**BRIEF:** Records follow. Pull out every line that contains "document".

**RAW RECORDS:**
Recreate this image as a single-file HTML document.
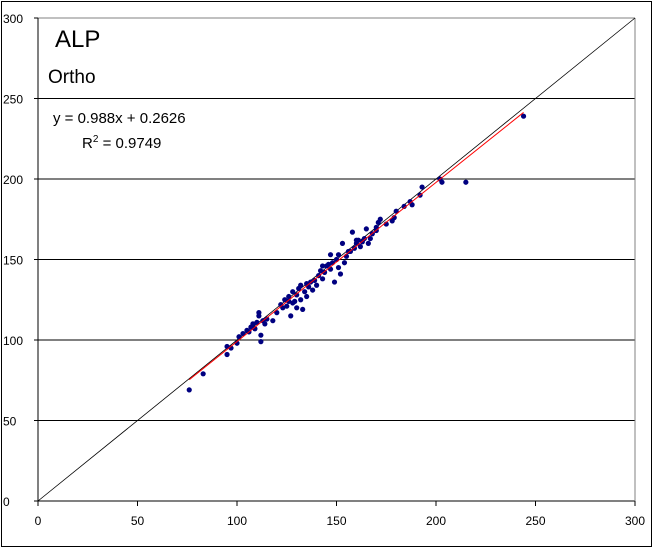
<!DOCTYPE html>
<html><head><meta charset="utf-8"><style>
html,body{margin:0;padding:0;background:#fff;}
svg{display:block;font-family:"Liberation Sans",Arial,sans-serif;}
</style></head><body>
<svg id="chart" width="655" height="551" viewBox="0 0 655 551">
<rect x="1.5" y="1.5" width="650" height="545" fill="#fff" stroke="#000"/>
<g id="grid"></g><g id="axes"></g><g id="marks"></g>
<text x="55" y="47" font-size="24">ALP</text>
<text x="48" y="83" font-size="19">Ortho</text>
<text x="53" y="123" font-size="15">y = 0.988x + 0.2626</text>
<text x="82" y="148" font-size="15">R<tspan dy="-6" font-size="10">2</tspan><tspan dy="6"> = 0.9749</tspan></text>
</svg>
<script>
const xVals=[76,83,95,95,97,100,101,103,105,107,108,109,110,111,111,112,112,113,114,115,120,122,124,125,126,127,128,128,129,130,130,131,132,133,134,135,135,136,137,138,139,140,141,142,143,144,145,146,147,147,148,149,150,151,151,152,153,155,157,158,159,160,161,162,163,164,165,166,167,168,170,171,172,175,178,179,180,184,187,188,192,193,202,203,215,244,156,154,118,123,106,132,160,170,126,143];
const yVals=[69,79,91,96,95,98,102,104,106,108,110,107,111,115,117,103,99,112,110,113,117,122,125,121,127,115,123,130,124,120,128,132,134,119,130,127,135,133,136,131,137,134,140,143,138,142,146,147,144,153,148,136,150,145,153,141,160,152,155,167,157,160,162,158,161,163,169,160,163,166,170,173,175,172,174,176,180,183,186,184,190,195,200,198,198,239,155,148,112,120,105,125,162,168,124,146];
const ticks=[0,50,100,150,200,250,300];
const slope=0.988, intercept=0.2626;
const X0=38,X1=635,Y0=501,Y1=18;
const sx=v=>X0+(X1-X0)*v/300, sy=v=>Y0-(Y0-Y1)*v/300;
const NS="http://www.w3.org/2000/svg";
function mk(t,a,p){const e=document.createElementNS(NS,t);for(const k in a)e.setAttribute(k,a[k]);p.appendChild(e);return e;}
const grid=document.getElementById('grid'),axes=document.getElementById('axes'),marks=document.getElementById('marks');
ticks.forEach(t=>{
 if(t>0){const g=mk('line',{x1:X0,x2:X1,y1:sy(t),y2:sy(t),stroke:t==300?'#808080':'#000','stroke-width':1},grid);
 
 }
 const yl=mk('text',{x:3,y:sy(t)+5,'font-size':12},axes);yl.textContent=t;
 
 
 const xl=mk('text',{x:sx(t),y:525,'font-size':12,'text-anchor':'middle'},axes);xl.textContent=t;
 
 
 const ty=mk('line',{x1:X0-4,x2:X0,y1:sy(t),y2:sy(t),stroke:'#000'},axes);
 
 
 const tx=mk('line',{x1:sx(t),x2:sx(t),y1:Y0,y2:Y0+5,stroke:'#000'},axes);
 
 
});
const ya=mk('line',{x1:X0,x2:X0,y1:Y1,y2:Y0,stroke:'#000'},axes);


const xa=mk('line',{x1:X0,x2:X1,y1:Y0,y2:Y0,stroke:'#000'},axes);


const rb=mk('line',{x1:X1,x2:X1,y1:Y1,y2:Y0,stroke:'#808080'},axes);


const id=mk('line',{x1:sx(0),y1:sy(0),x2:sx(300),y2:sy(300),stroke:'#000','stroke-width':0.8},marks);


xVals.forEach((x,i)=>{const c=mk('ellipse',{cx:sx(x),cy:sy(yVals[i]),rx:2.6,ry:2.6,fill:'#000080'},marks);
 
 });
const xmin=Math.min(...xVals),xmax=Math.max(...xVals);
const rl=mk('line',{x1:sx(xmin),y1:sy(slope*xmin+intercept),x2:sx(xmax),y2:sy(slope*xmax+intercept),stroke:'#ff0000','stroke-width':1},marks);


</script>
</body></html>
==
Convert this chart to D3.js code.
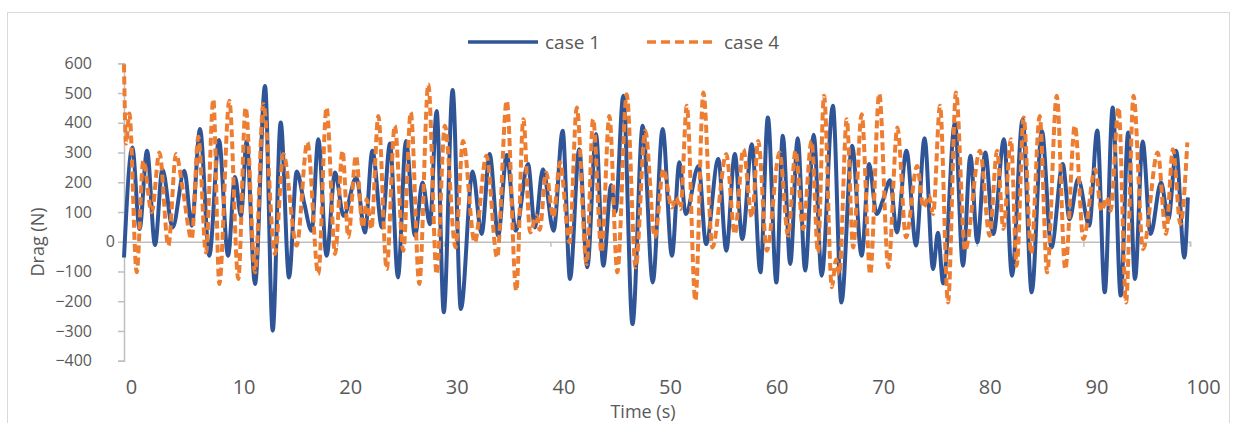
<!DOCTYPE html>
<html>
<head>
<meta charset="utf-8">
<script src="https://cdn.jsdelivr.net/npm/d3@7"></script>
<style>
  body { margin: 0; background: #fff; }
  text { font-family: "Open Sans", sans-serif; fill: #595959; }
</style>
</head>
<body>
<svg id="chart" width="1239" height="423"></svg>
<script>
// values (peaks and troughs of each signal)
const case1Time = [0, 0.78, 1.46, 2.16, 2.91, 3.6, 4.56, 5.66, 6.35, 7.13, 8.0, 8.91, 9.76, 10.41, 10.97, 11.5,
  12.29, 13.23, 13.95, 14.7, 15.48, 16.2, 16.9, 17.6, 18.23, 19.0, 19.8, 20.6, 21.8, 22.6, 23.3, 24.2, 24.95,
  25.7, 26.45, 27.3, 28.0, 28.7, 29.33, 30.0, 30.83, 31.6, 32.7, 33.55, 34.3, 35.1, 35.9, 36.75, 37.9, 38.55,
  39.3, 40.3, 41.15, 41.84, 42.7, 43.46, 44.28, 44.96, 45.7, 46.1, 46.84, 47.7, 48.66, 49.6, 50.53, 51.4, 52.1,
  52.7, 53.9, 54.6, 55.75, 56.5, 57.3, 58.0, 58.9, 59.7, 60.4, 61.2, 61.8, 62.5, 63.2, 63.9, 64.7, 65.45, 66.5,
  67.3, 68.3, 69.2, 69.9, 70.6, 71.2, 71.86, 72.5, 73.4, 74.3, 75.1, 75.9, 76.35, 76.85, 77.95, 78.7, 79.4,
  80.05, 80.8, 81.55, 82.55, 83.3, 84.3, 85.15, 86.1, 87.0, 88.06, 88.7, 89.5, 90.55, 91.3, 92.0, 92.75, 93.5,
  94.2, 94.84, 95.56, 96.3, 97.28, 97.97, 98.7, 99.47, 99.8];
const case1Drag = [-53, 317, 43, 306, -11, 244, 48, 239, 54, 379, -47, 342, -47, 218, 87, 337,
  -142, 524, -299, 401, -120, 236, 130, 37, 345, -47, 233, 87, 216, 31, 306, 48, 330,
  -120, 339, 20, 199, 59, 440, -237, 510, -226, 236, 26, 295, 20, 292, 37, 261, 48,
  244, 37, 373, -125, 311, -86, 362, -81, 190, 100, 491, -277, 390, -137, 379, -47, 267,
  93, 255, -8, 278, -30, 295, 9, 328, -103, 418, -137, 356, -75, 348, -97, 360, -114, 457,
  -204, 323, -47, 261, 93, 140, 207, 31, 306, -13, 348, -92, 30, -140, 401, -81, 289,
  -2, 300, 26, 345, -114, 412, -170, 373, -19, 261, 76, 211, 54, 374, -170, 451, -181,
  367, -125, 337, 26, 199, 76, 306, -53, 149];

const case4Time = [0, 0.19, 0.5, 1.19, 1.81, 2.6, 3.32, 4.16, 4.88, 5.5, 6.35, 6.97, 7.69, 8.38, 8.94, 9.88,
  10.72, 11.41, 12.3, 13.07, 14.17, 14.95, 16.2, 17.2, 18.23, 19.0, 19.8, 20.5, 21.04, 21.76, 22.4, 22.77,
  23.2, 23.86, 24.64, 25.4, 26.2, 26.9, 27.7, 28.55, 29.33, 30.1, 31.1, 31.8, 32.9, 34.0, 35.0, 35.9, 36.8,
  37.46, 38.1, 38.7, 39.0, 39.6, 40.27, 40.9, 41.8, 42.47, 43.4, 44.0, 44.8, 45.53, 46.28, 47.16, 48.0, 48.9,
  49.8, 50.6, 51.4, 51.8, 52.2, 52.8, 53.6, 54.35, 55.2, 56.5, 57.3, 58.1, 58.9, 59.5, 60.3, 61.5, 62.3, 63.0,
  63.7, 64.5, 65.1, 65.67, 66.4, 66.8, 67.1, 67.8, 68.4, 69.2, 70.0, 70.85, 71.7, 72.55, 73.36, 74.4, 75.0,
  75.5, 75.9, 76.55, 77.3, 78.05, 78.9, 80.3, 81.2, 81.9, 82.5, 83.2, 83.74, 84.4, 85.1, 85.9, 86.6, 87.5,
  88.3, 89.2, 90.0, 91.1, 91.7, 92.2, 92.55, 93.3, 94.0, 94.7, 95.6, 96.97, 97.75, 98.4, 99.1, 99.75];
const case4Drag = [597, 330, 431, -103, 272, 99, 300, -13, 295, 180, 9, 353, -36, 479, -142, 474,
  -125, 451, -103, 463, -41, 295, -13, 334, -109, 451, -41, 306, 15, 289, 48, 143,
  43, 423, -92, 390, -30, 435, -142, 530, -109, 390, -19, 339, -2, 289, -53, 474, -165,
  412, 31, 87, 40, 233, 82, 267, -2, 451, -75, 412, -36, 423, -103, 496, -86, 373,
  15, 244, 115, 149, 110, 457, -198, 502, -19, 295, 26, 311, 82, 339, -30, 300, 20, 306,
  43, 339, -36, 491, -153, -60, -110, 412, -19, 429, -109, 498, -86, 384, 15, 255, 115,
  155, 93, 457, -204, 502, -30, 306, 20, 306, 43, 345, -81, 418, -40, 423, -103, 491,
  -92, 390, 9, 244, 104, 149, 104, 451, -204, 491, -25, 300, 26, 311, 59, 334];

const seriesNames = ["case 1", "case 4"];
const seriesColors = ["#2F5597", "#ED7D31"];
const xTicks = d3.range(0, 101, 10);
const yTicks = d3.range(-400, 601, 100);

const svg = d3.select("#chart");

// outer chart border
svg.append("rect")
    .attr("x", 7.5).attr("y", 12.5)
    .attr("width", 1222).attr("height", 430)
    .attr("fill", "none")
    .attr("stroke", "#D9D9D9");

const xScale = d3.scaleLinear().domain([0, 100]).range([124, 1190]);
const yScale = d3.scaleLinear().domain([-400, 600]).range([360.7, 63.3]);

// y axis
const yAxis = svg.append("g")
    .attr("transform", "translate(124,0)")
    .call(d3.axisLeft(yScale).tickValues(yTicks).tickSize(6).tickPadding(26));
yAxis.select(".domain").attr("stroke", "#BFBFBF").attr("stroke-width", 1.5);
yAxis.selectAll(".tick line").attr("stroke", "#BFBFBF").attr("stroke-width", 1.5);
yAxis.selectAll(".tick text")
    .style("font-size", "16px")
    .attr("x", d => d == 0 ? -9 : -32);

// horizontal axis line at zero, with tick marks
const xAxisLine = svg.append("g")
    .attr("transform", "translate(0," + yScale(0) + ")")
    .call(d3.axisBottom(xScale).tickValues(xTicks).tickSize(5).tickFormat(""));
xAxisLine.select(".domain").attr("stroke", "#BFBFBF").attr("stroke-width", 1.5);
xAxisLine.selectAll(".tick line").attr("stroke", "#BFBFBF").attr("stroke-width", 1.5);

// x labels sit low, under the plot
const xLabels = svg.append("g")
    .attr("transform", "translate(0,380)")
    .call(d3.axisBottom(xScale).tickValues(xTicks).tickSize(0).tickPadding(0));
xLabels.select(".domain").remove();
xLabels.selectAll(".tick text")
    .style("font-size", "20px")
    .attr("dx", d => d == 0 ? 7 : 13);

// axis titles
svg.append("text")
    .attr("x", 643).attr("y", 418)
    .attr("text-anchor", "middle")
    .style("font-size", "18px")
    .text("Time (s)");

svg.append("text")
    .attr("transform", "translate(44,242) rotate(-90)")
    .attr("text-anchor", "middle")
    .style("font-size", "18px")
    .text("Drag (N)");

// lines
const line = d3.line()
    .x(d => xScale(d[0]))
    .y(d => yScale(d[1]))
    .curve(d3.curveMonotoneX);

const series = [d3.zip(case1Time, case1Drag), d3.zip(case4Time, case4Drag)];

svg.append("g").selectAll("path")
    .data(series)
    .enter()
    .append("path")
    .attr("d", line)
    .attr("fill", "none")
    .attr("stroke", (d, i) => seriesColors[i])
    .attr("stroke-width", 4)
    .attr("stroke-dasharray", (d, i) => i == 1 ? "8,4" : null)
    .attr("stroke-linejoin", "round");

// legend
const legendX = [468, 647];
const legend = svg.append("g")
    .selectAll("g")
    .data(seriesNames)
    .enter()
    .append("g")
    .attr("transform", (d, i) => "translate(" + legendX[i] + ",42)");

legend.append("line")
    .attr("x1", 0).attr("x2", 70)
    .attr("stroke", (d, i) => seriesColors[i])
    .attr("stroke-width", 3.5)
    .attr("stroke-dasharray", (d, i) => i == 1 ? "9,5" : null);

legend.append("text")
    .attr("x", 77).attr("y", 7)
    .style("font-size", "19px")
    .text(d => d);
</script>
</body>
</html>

**TASK OUTPUT:**
Recreate this image as a single-file HTML document.
function mk(t,a,p){const e=document.createElementNS(NS,t);for(const k in a)e.setAttribute(k,a[k]);p.appendChild(e);return e;}
const grid=document.getElementById('grid'),axes=document.getElementById('axes'),marks=document.getElementById('marks');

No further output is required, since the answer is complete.